The hostess responded to this message, saying

“Now those of us in the media, we get a healthy dose of critiques from our viewers throughout the year, and we realize that it comes with having a job in the public eye.

“The truth is, I am overweight. You could call me fat, and yes, even obese, on a doctor’s chart. But to the person who wrote me that letter, do you think I don’t know that,  your cruel words are pointing out something that I don’t see?

“You don’t know me. You are not a friend of mine. You are not a part of my family. And you have admitted that you don’t watch this show.

“So you know nothing about me but what you see on the outside. And I am much more than a number on the scale.

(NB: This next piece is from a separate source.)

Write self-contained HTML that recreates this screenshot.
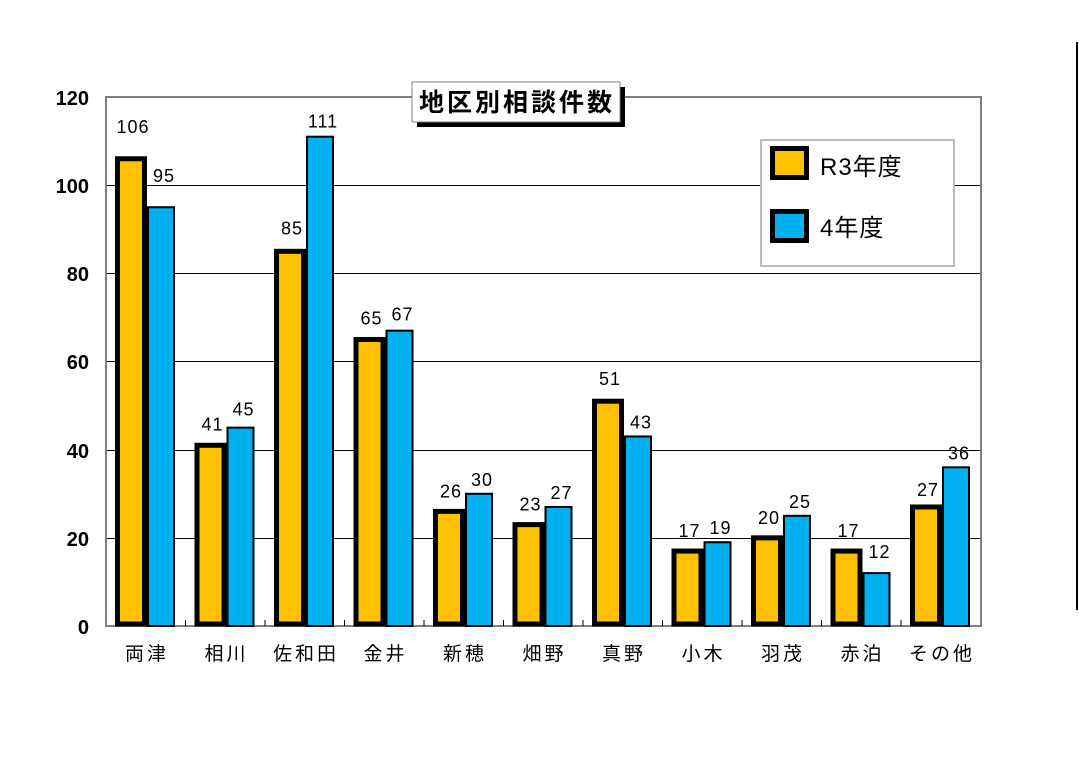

“That critic’s words mean nothing to me, but what really angers me about this is there are children who don’t know better, who get e-mails as critical as the one she received, or in may cases even worse, each and every day.

The internet has become a weapon. Our schools have become a battleground and this behavior is learned. It is passed down from people like the one who wrote that e-mail.

“If you were at home and you were talking about the fat news lady, guess what? Your children are probably going to go to school and call someone fat.

“To all of the children out there who feel lost, who are struggling with your weight, with the color of your skin, you sexual preference, your disability, even the acne on your face, listen to me right now: do not let your self worth be defined by bullies.”

Be Happy & stand up to them! Never have doubt in yourself that you cannot change what needs to be changed!